Helena Carvalho, uma outra moradora do bairro, oriunda de S. Tomé e Príncipe, assistia com ar entristecido à agitação de carros e funcionários da Câmara de Almada que embalavam e transportavam os bens de algumas casas.
"Para onde é que eu vou agora? Sei que a minha casa vai ser demolida a 04 de outubro, mas não tenho para onde ir, não tenho meios financeiros para arranjar casa", explicou, contando que veio para Portugal porque a filha estava doente, com um problema oncológico, e que uma pessoa a deixou ficar na casa que agora vai ser demolida.
Durante a manhã de hoje, a circulação de pessoas, entre as quais os vereadores da habitação, Filipe Pacheco, e da Proteção Civil, Francisca Parreira, da Câmara de Almada (PS) e a vereadora sem pelouro Joana Mortágua (BE), fazia-se essencialmente na avenida da Torre Alta, local onde está instalado o projeto Fábrica dos Sonhos.
A Fábrica dos Sonhos, um espaço com um projeto pedagógico dirigido às crianças, que pertence à Associação Cova do Mar e que presta apoio social no Bairro do 2.º Torrão, é uma das construções a demolir.
A presidente da Cova do Mar, Alexandra Leal, explicou à Lusa que a associação foi notificada em 07 de junho e que, desde esse momento, entraram em negociações com a autarquia para o realojamento da Fábrica dos Sonhos.
"À data de hoje, a negociação ainda não terminou. O protocolo ainda não está assinado e não temos tão pouco as chaves do novo espaço proposto", disse, adiantando que, por enquanto, vão montar uma tenda no bairro para poder ajudar e acompanhar as pessoas.
"Queremos continuar a dar apoio as famílias a vários níveis e estar o mais próximo possível", frisou.
A vereadora da Proteção Civil, Francisca Parreira, assegurou aos jornalistas que as famílias vão ser acompanhadas pelas equipas multidisciplinares da autarquia no que respeita ao realojamento.
Segundo Francisca Parreira, nove agregados familiares já estão realojados temporariamente e há mais 27 que já têm uma solução habitacional aceite pelos próprios.

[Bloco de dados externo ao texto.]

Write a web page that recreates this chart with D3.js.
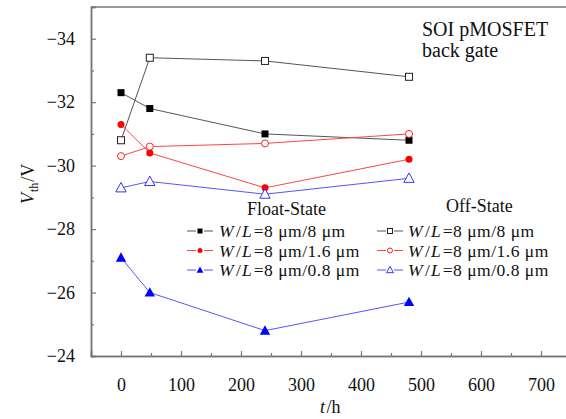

Alguns destes moradores que vão ser realojados através do programa Porta de Entrada -- Programa de Apoio ao Realojamento Urgente, cofinanciado pelo Instituto da Habitação e Reabilitação Urbana (IHRU), terão de permanecer alguns dias em unidades hoteleiras de Almada ou de Lisboa, até que sejam formalizados os respetivos contratos e possam ocupar as novas casas.
No que respeita a outras 16 famílias que ainda não têm alojamento, a vereadora assegurou que a Câmara de Almada encontrará soluções.
"Até amanhã [sábado] terão soluções encontradas por parte dos parceiros da proteção civil e da Câmara Municipal de Almada", disse, assegurando que a autarquia tem acompanhado todas as famílias sinalizadas e está a acompanhar casuisticamente cada família "para que ninguém fique para trás".
Francisca Parreira disse compreender a ansiedade e a preocupação, assim como as alterações das condições de vida, mas defendeu que é preciso ter consciência do risco do colapso da vala.
A necessidade de realojamento urgente de dezenas de famílias do bairro do 2.º Torrão deve-se ao risco de derrocada de 83 construções edificadas em cima de uma linha de águas pluviais que foi encanada.
Devido a esse risco, a Câmara de Almada decidiu declarar situação de alerta e ativar o Plano Municipal de Proteção Civil naquele bairro.